Despite these precautions, there is no foolproof method to predict a bank failure. The good news is that you can safeguard your savings by ensuring that your deposits are federally insured and following the guidelines. “The most important thing to verify is that the online bank is FDIC-insured. As long as the institution is federally insured and savers keep within the guidelines, your money is safe even in the event of a bank collapse,” said Ben McLaughlin, president of SaveBetter, an online savings platform. 

How do I know which banks are safe from collapse?  

Bank stability is a concern for many people, and it’s essential you figure out how to evaluate it. US banks are insured up to $250,000 by the Federal Deposit Insurance Corp (FDIC). Therefore, if your bank is FDIC-insured, your money is safe. Furthermore, JPMorgan is on the list of “too big to fail” banks maintained by the Financial Stability Board.  

Keep in mind, however, that there’s no surefire way to predict a bank failure, and Silicon Valley Bank, Signature Bank, and First Republic Bank have all failed recently. To ensure your bank’s viability, make sure your bank is FDIC-insured and monitor its financial reports. Knowing your bank’s financial health will also help you make better decisions about your money and feel confident that your deposits are safe. 
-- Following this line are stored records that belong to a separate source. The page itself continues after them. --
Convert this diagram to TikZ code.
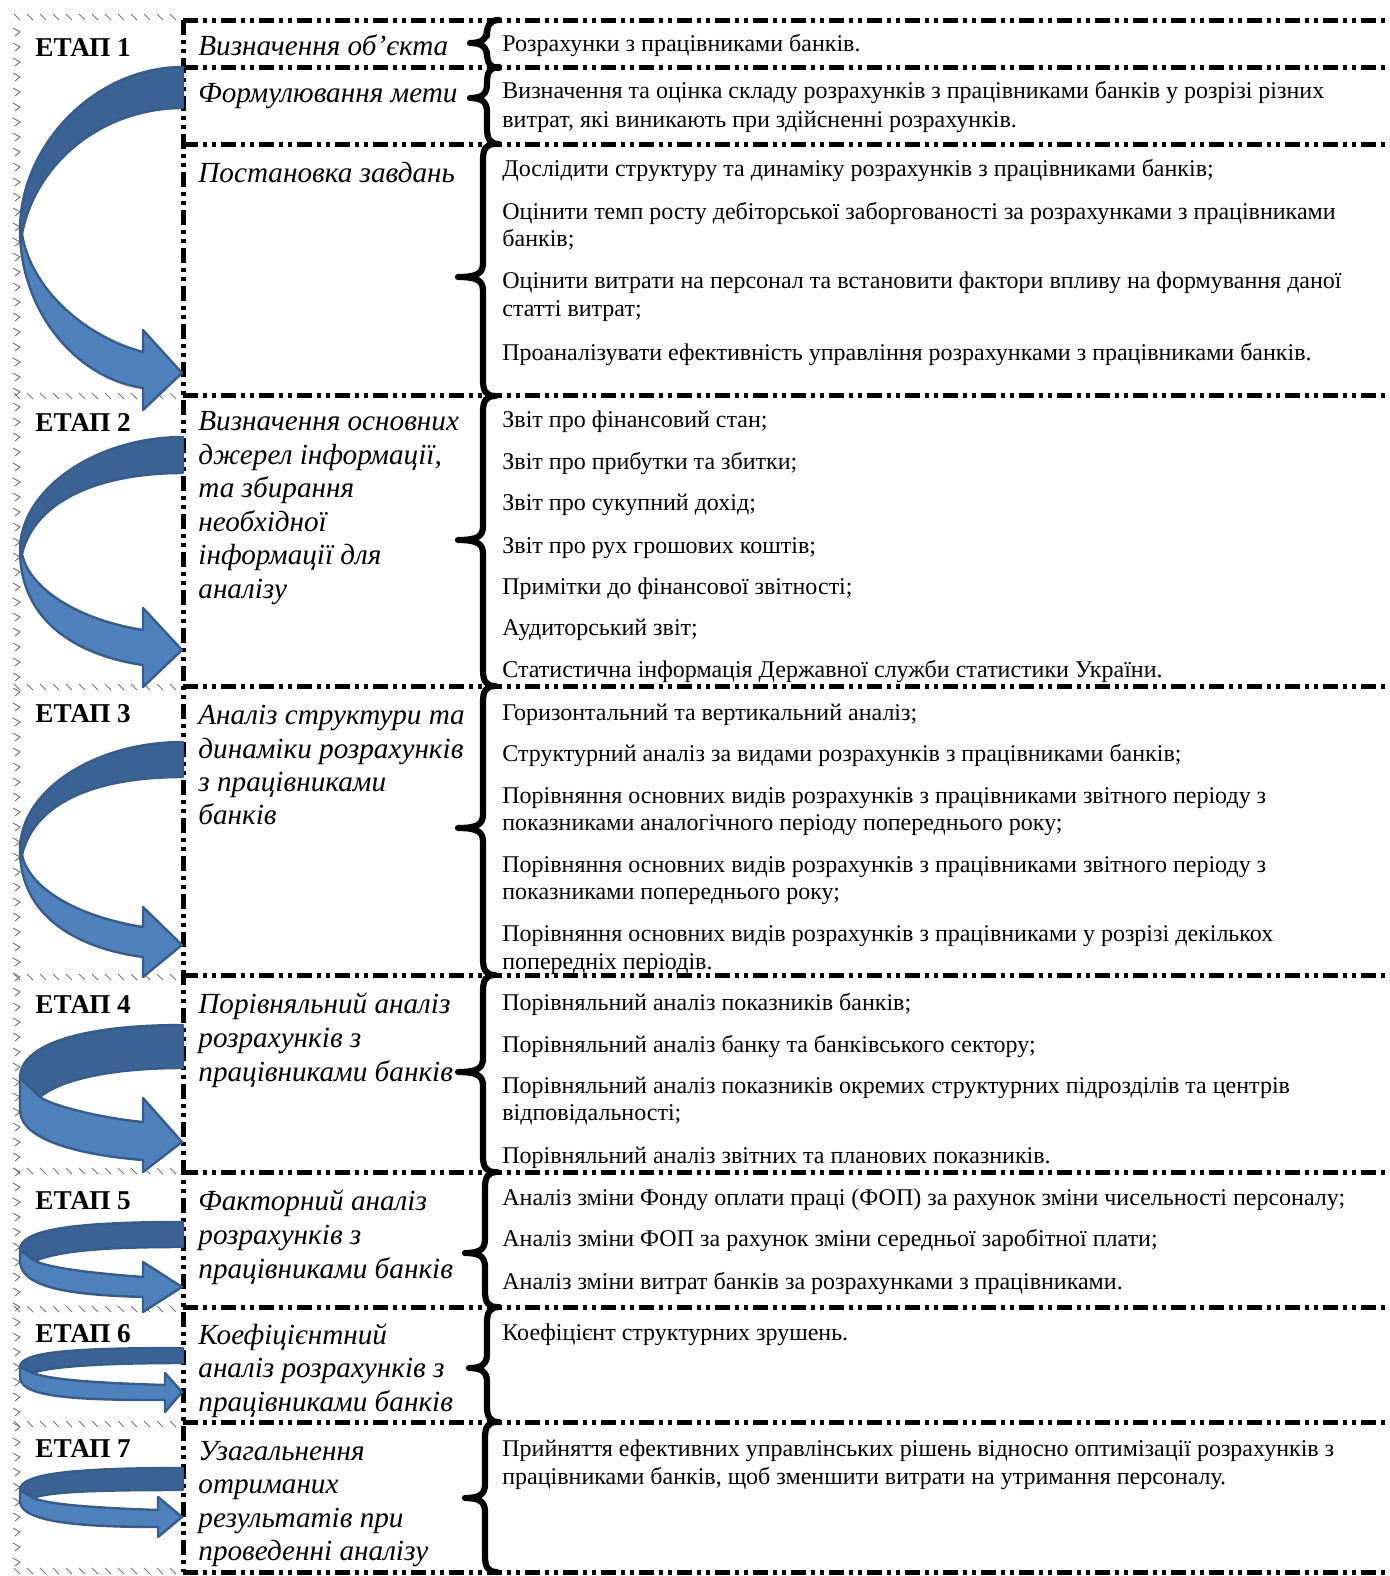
\documentclass[tikz,border=0pt]{standalone}
\usepackage{fontspec}
\setmainfont{Liberation Serif}
\definecolor{arrowdark}{HTML}{3C6395}
\definecolor{arrowlight}{HTML}{4F81BD}
\definecolor{arrowedge}{HTML}{385D8A}
\newcommand\mybrace[5]{% top, bottom, tip y, depth, spine x
  \draw[bracestyle] (#5+12,#1) .. controls (#5+3,#1) and (#5,#1+5) .. (#5,#1+16)
    -- (#5,#3-14) .. controls (#5,#3-4) and (#5-5,#3) .. (#5-#4,#3)
    .. controls (#5-5,#3) and (#5,#3+4) .. (#5,#3+14)
    -- (#5,#2-16) .. controls (#5,#2-5) and (#5+3,#2) .. (#5+12,#2);}
\begin{document}
\begin{tikzpicture}[x=0.5pt,y=-0.5pt,
  stagelbl/.style={font=\fontsize{13.6}{15}\selectfont\bfseries, anchor=base west, inner sep=0pt},
  lefttxt/.style={font=\fontsize{14.6}{16}\selectfont\itshape, anchor=base west, inner sep=0pt},
  righttxt/.style={font=\fontsize{12}{14}\selectfont, anchor=base west, inner sep=0pt},
  divider/.style={line width=2.5pt, dash pattern=on 7.5pt off 2.5pt on 2pt off 2.5pt on 2pt off 2.5pt},
  bracestyle/.style={line width=3.1pt, line cap=round, line join=round},
  hatch/.style={black!55, line width=0.45pt},
  arrback/.style={fill=arrowdark, draw=arrowedge, line width=1.2pt, line join=round},
  arrfront/.style={fill=arrowlight, draw=arrowedge, line width=1.2pt, line join=round}]
\useasboundingbox (0,0) rectangle (1389,1576);
\fill[white] (0,0) rectangle (1389,1576);

% hatched frame on the left
\foreach \yy in {18,397,688,978,1172,1310,1425,1572}{
  \foreach \xx in {14,27,...,170}{
    \draw[hatch] (\xx,\yy-4) -- (\xx+6,\yy+2);
  }
}
\foreach \yy in {32,47,...,1562}{
  \draw[hatch] (13,\yy-4) -- (20,\yy) -- (15,\yy+4);
}

% dividers
\coordinate (vtop) at (183,20);
\coordinate (vbot) at (183,1572);
\draw[divider] (vtop) -- (vbot);
\foreach \yy in {20,67,144,395,686,975,1172,1307,1422,1572}{
  \draw[divider] (183,\yy) -- (1389,\yy);
}

% braces
\mybrace{20}{68}{43}{17}{487}
\mybrace{67}{144}{98}{17}{487}
\mybrace{144}{396}{277}{25}{483}
\mybrace{396}{686}{540}{25}{483}
\mybrace{686}{975}{828}{25}{483}
\mybrace{975}{1172}{1072}{25}{483}
\mybrace{1172}{1307}{1253}{20}{485}
\mybrace{1307}{1422}{1368}{18}{487}
\mybrace{1422}{1572}{1498}{20}{485}

% curved arrows
% stage 1
\draw[arrback] (183,67) .. controls (95,67) and (20,145) .. (20,230) -- (22,234) .. controls (35,165) and (100,108) .. (183,108) -- cycle;
\draw[arrfront] (20,230) .. controls (20,310) and (75,378) .. (143,388) -- (143,410) -- (182,373) -- (143,330) -- (143,352) .. controls (80,335) and (30,285) .. (22,234) -- cycle;
% stage 2
\draw[arrback] (183,437) .. controls (95,437) and (20,490) .. (20,550) -- (22,554) .. controls (35,500) and (100,473) .. (183,473) -- cycle;
\draw[arrfront] (20,550) .. controls (20,620) and (75,655) .. (143,665) -- (143,687) -- (182,650) -- (143,608) -- (143,630) .. controls (80,620) and (30,590) .. (22,554) -- cycle;
% stage 3
\draw[arrback] (183,742) .. controls (95,742) and (20,790) .. (20,850) -- (22,855) .. controls (35,800) and (100,777) .. (183,777) -- cycle;
\draw[arrfront] (20,850) .. controls (20,915) and (75,948) .. (143,957) -- (143,977) -- (182,945) -- (143,907) -- (143,927) .. controls (80,917) and (30,890) .. (22,855) -- cycle;
% stage 4
\draw[arrback] (183,1025) .. controls (80,1025) and (20,1045) .. (20,1078) -- (40,1097) .. controls (60,1080) and (110,1068) .. (183,1068) -- cycle;
\draw[arrfront] (20,1078) -- (20,1110) .. controls (20,1140) and (80,1155) .. (143,1160) -- (143,1172) -- (182,1142) -- (143,1098) -- (143,1122) .. controls (100,1118) and (50,1105) .. (40,1097) -- cycle;
% stage 5
\draw[arrback] (183,1222) .. controls (70,1222) and (20,1230) .. (20,1250) -- (35,1261) .. controls (60,1250) and (110,1247) .. (183,1247) -- cycle;
\draw[arrfront] (20,1250) -- (20,1262) .. controls (22,1290) and (80,1295) .. (143,1297) -- (143,1312) -- (182,1287) -- (143,1262) -- (143,1277) .. controls (90,1273) and (50,1268) .. (35,1261) -- cycle;
% stage 6
\draw[arrback] (183,1348) .. controls (70,1348) and (20,1352) .. (20,1367) -- (33,1373) .. controls (50,1366) and (110,1363) .. (183,1363) -- cycle;
\draw[arrfront] (20,1367) -- (20,1378) .. controls (22,1398) and (80,1400) .. (165,1400) -- (165,1412) -- (182,1392) -- (165,1373) -- (165,1385) .. controls (100,1383) and (50,1380) .. (33,1373) -- cycle;
% stage 7
\draw[arrback] (183,1468) .. controls (70,1468) and (20,1474) .. (20,1490) -- (33,1498) .. controls (50,1491) and (110,1490) .. (183,1490) -- cycle;
\draw[arrfront] (20,1490) -- (20,1502) .. controls (22,1522) and (80,1527) .. (158,1527) -- (158,1537) -- (182,1517) -- (158,1497) -- (158,1510) .. controls (100,1508) and (50,1505) .. (33,1498) -- cycle;

% stage labels
\node[stagelbl] (s1) at (35,56) {ЕТАП 1};
\node[stagelbl] (s2) at (35,431) {ЕТАП 2};
\node[stagelbl] (s3) at (35,722) {ЕТАП 3};
\node[stagelbl] (s4) at (35,1013) {ЕТАП 4};
\node[stagelbl] (s5) at (35,1209) {ЕТАП 5};
\node[stagelbl] (s6) at (35,1342) {ЕТАП 6};
\node[stagelbl] (s7) at (35,1457) {ЕТАП 7};

% left texts
\node[lefttxt] (l1) at (198,55) {Визначення об’єкта};
\node[lefttxt] (l2) at (198,102) {Формулювання мети};
\node[lefttxt] (l3) at (198,182) {Постановка завдань};
\node[lefttxt] (l4a) at (198,430) {Визначення основних};
\node[lefttxt] (l4b) at (198,464) {джерел інформації,};
\node[lefttxt] (l4c) at (198,497) {та збирання};
\node[lefttxt] (l4d) at (198,531) {необхідної};
\node[lefttxt] (l4e) at (198,564) {інформації для};
\node[lefttxt] (l4f) at (198,598) {аналізу};
\node[lefttxt] (l5a) at (198,724) {Аналіз структури та};
\node[lefttxt] (l5b) at (198,758) {динаміки розрахунків};
\node[lefttxt] (l5c) at (198,791) {з працівниками};
\node[lefttxt] (l5d) at (198,824) {банків};
\node[lefttxt] (l6a) at (198,1013) {Порівняльний аналіз};
\node[lefttxt] (l6b) at (198,1047) {розрахунків з};
\node[lefttxt] (l6c) at (198,1081) {працівниками банків};
\node[lefttxt] (l7a) at (198,1210) {Факторний аналіз};
\node[lefttxt] (l7b) at (198,1244) {розрахунків з};
\node[lefttxt] (l7c) at (198,1278) {працівниками банків};
\node[lefttxt] (l8a) at (198,1344) {Коефіцієнтний};
\node[lefttxt] (l8b) at (198,1377) {аналіз розрахунків з};
\node[lefttxt] (l8c) at (198,1411) {працівниками банків};
\node[lefttxt] (l9a) at (198,1460) {Узагальнення};
\node[lefttxt] (l9b) at (198,1493) {отриманих};
\node[lefttxt] (l9c) at (198,1527) {результатів при};
\node[lefttxt] (l9d) at (198,1560) {проведенні аналізу};

% right texts
\node[righttxt] (r1) at (502,51) {Розрахунки з працівниками банків.};
\node[righttxt] (r2a) at (502,98) {Визначення та оцінка складу розрахунків з працівниками банків у розрізі різних};
\node[righttxt] (r2b) at (502,127) {витрат, які виникають при здійсненні розрахунків.};
\node[righttxt] (r3a) at (502,176) {Дослідити структуру та динаміку розрахунків з працівниками банків;};
\node[righttxt] (r3b) at (502,219) {Оцінити темп росту дебіторської заборгованості за розрахунками з працівниками};
\node[righttxt] (r3c) at (502,246) {банків;};
\node[righttxt] (r3d) at (502,288) {Оцінити витрати на персонал та встановити фактори впливу на формування даної};
\node[righttxt] (r3e) at (502,316) {статті витрат;};
\node[righttxt] (r3f) at (502,360) {Проаналізувати ефективність управління розрахунками з працівниками банків.};
\node[righttxt] (r4a) at (502,427) {Звіт про фінансовий стан;};
\node[righttxt] (r4b) at (502,469) {Звіт про прибутки та збитки;};
\node[righttxt] (r4c) at (502,510) {Звіт про сукупний дохід;};
\node[righttxt] (r4d) at (502,553) {Звіт про рух грошових коштів;};
\node[righttxt] (r4e) at (502,594) {Примітки до фінансової звітності;};
\node[righttxt] (r4f) at (502,635) {Аудиторський звіт;};
\node[righttxt] (r4g) at (502,677) {Статистична інформація Державної служби статистики України.};
\node[righttxt] (r5a) at (502,720) {Горизонтальний та вертикальний аналіз;};
\node[righttxt] (r5b) at (502,761) {Структурний аналіз за видами розрахунків з працівниками банків;};
\node[righttxt] (r5c) at (502,803) {Порівняння основних видів розрахунків з працівниками звітного періоду з};
\node[righttxt] (r5d) at (502,830) {показниками аналогічного періоду попереднього року;};
\node[righttxt] (r5e) at (502,872) {Порівняння основних видів розрахунків з працівниками звітного періоду з};
\node[righttxt] (r5f) at (502,899) {показниками попереднього року;};
\node[righttxt] (r5g) at (502,941) {Порівняння основних видів розрахунків з працівниками у розрізі декількох};
\node[righttxt] (r5h) at (502,969) {попередніх періодів.};
\node[righttxt] (r6a) at (502,1010) {Порівняльний аналіз показників банків;};
\node[righttxt] (r6b) at (502,1052) {Порівняльний аналіз банку та банківського сектору;};
\node[righttxt] (r6c) at (502,1093) {Порівняльний аналіз показників окремих структурних підрозділів та центрів};
\node[righttxt] (r6d) at (502,1120) {відповідальності;};
\node[righttxt] (r6e) at (502,1163) {Порівняльний аналіз звітних та планових показників.};
\node[righttxt] (r7a) at (502,1205) {Аналіз зміни Фонду оплати праці (ФОП) за рахунок зміни чисельності персоналу;};
\node[righttxt] (r7b) at (502,1246) {Аналіз зміни ФОП за рахунок зміни середньої заробітної плати;};
\node[righttxt] (r7c) at (502,1289) {Аналіз зміни витрат банків за розрахунками з працівниками.};
\node[righttxt] (r8) at (502,1340) {Коефіцієнт структурних зрушень.};
\node[righttxt] (r9a) at (502,1456) {Прийняття ефективних управлінських рішень відносно оптимізації розрахунків з};
\node[righttxt] (r9b) at (502,1484) {працівниками банків, щоб зменшити витрати на утримання персоналу.};
\end{tikzpicture}
\end{document}
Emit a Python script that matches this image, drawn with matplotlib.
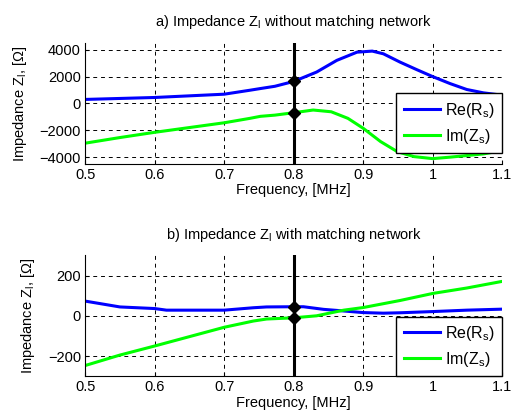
import matplotlib.pyplot as plt
import numpy as np

plt.rcParams['font.family'] = ['Liberation Sans', 'DejaVu Sans']
plt.rcParams['mathtext.fontset'] = 'custom'
plt.rcParams['mathtext.rm'] = 'Liberation Sans'
plt.rcParams['mathtext.it'] = 'Liberation Sans'

# a) without matching network
freq_a = [0.50, 0.60, 0.70, 0.737, 0.752, 0.773, 0.80, 0.833, 0.862, 0.891, 0.913, 0.929,
          0.953, 0.977, 1.00, 1.025, 1.049, 1.073, 1.10]
re_a = [300, 445, 690, 985, 1110, 1280, 1640, 2340, 3210, 3820, 3900, 3700,
        3080, 2520, 2000, 1480, 1040, 790, 615]
freq_a_im = [0.50, 0.55, 0.60, 0.70, 0.737, 0.752, 0.773, 0.80, 0.828, 0.854, 0.878, 0.90,
             0.925, 0.949, 0.973, 1.00, 1.025, 1.073, 1.10]
im_a = [-2960, -2540, -2150, -1440, -1110, -960, -870, -690, -490, -620, -1110, -1850,
        -2840, -3590, -3960, -4110, -4000, -3760, -3510]

# b) with matching network
freq_b = [0.50, 0.55, 0.60, 0.617, 0.70, 0.742, 0.761, 0.80, 0.814, 0.843, 0.872, 0.90,
          0.929, 0.953, 1.00, 1.049, 1.10]
re_b = [73, 44, 36, 28, 28, 40, 44, 45, 45, 32, 24, 16, 13, 15, 21, 28, 33]
freq_b_im = [0.50, 0.55, 0.60, 0.70, 0.742, 0.761, 0.80, 0.833, 0.872, 0.90, 0.953, 1.00,
             1.049, 1.10]
im_b = [-247, -195, -150, -57, -26, -16, -10, 0, 28, 41, 76, 111, 138, 171]

marker_f = 0.8

fig = plt.figure(figsize=(5.13, 4.18), dpi=100)
ax1 = fig.add_axes([0.166, 0.608, 0.813, 0.289])
ax2 = fig.add_axes([0.166, 0.100, 0.813, 0.289])

panels = [
    (ax1, freq_a, re_a, freq_a_im, im_a, (-4500, 4500), [-4000, -2000, 0, 2000, 4000],
     'a) Impedance Z$_\\mathregular{l}$ without matching network', 0.09),
    (ax2, freq_b, re_b, freq_b_im, im_b, (-300, 300), [-200, 0, 200],
     'b) Impedance Z$_\\mathregular{l}$ with matching network', 0.0),
]

for ax, fr, re, fi, im, ylim, yt, title, leg_y in panels:
    ax.plot(fr, re, color='#0000ff', lw=2.2, label='Re(R$_\\mathregular{s}$)')
    ax.plot(fi, im, color='#00ff00', lw=2.2, label='Im(Z$_\\mathregular{s}$)')
    ax.axvline(marker_f, color='black', lw=2.2)
    r0 = np.interp(marker_f, fr, re)
    i0 = np.interp(marker_f, fi, im)
    ax.plot([marker_f, marker_f], [r0, i0], 'D', color='black', ms=6, ls='none')
    ax.set_xlim(0.5, 1.1)
    ax.set_ylim(*ylim)
    ax.set_yticks(yt)
    ax.set_xticks([0.5, 0.6, 0.7, 0.8, 0.9, 1.0, 1.1])
    ax.set_xticklabels(['0.5', '0.6', '0.7', '0.8', '0.9', '1', '1.1'])
    ax.grid(True, color='black', ls=(0, (4, 4)), lw=0.7)
    ax.spines['top'].set_visible(False)
    ax.spines['right'].set_visible(False)
    ax.tick_params(direction='in', length=3, labelsize=10.5, pad=3)
    ax.set_title(title, fontsize=10.5, pad=12)
    ax.set_xlabel('Frequency, [MHz]', fontsize=10.5, labelpad=1)
    ax.set_ylabel('Impedance Z$_\\mathregular{l}$, [\u03a9]', fontsize=10.5, labelpad=8)
    leg = ax.legend(loc='lower right', bbox_to_anchor=(1.0, leg_y), borderaxespad=0,
                    fancybox=False, edgecolor='black', framealpha=1, fontsize=11.5,
                    handlelength=2.3, handletextpad=0.3, labelspacing=0.45, borderpad=0.45)
    leg.get_frame().set_linewidth(1.0)

fig.savefig('out.png', dpi=100)
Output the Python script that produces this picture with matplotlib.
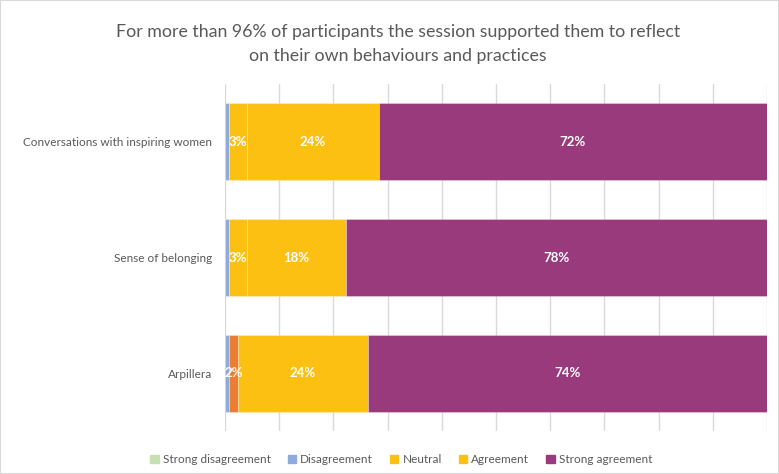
import numpy as np
import matplotlib
matplotlib.use('Agg')
import matplotlib.pyplot as plt
from matplotlib.patches import Rectangle

plt.rcParams['font.family'] = ['Lato', 'DejaVu Sans']

CATEGORIES = ['Conversations with inspiring women', 'Sense of belonging', 'Arpillera']
SERIES = ['Strong disagreement', 'Disagreement', 'Neutral', 'Agreement', 'Strong agreement']

# share of answers per session (%)
STRONG_DISAGREE = [0.0, 0.0, 0.0]
DISAGREE        = [0.7, 0.7, 0.7]
NEUTRAL         = [3.3, 3.3, 1.7]
AGREE           = [24.4, 18.4, 24.0]
STRONG_AGREE    = [71.6, 77.6, 73.6]

TITLE = ('For more than 96% of participants the session supported them to reflect\n'
         'on their own behaviours and practices')

COLORS = ['#C5E0B4', '#8FAADC', '#FBC012', '#FBC012', '#993A7D']
NEUTRAL_COLORS = ['#FBC012', '#FBC012', '#ED7D31']   # Arpillera neutral drawn in orange
SHOW_LABEL = [False, False, True, True, True]
TEXT_GRAY = '#595959'

fig = plt.figure(figsize=(7.79, 4.74), dpi=100)
ax = fig.add_axes([0.2888, 0.0907, 0.6958, 0.7321])

data = np.array([STRONG_DISAGREE, DISAGREE, NEUTRAL, AGREE, STRONG_AGREE]) / 100
y = np.arange(len(CATEGORIES))
left = np.zeros(len(CATEGORIES))
for k, name in enumerate(SERIES):
    vals = data[k]
    cols = NEUTRAL_COLORS if name == 'Neutral' else [COLORS[k]] * len(CATEGORIES)
    ax.barh(y, vals, left=left, height=0.665, color=cols,
            edgecolor=(1, 1, 1, 0.35), linewidth=0.6, label=name, zorder=3)
    if SHOW_LABEL[k]:
        for i, v in enumerate(vals):
            if v > 0:
                ax.text(left[i] + v / 2, y[i], f'{v * 100:.0f}%', ha='center', va='center',
                        color='white', fontsize=9.5, fontweight='bold', zorder=4)
    left += vals

ax.set_xlim(0, 1)
ax.set_ylim(2.5, -0.5)
ax.set_xticks(np.arange(0, 1.01, 0.1))
ax.set_xticklabels([])
ax.tick_params(axis='both', length=0)
ax.set_yticks(y)
ax.set_yticklabels(CATEGORIES, fontsize=8.5, color=TEXT_GRAY)
ax.tick_params(axis='y', pad=9)
ax.grid(axis='x', color='#D9D9D9', linewidth=1, zorder=0)
for s in ax.spines.values():
    s.set_visible(False)

fig.suptitle(TITLE, x=0.511, y=0.95, fontsize=12.8, color=TEXT_GRAY, linespacing=1.6)

handles = [Rectangle((0, 0), 1, 1, color=c) for c in COLORS]
fig.legend(handles, SERIES, loc='center', bbox_to_anchor=(0.515, 0.031), ncol=5,
           frameon=False, fontsize=8.5, labelcolor=TEXT_GRAY, handlelength=0.7,
           handleheight=0.7, handletextpad=0.35, columnspacing=1.45)

fig.patches.append(Rectangle((0, 0), 1, 1, transform=fig.transFigure, fill=False,
                             edgecolor='#D9D9D9', linewidth=1.5))

fig.savefig('out.png', dpi=100)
What are the red flags that indicate your bank is in trouble? 

There are some things to watch out for if you are worried about your bank on the verge of closure: 

  1. Keep an eye on your account: Be on the lookout for unusual activity or unexpected fees. Immediately notify your bank if anything seems off.  
  1. Monitor the stock price: You can monitor your bank’s performance by watching its stock price. A significant drop in stock price may signal financial difficulties. 
  1. Review quarterly and annual reports: Banks are mandated to report their financial performance on a quarterly and annual basis. Reports like these can be used to determine financial difficulty. 
  1. Set up Google alerts: Set up a Google alert for your bank to be notified whenever new stories or updates are posted. Account developments can help you stay on top. 

It is crucial to closely monitor your bank’s behavior to ensure its stability. If the bank is attempting to raise funds through a share offering or by selling more stock, it may indicate difficulties on its balance sheet. It’s important to note that public companies, including banks, may sell shares or issue new ones for various reasons, so context is essential.  

For instance, First Republic raised capital through a share offering this year when the challenges it faced were widely known. However, this move resulted in an exodus of investors and depositors. 

Can smaller banks be a safer option in times of financial turmoil?  

In times of financial turmoil, smaller banks may be a safer option depending on the circumstances. Their focus and conservative approach may enhance their resilience to economic downturns, and their close relationships with customers may enable better risk management. However, due to a lack of resources and diversification, smaller banks may be more vulnerable to market fluctuations and more prone to failure than larger banks.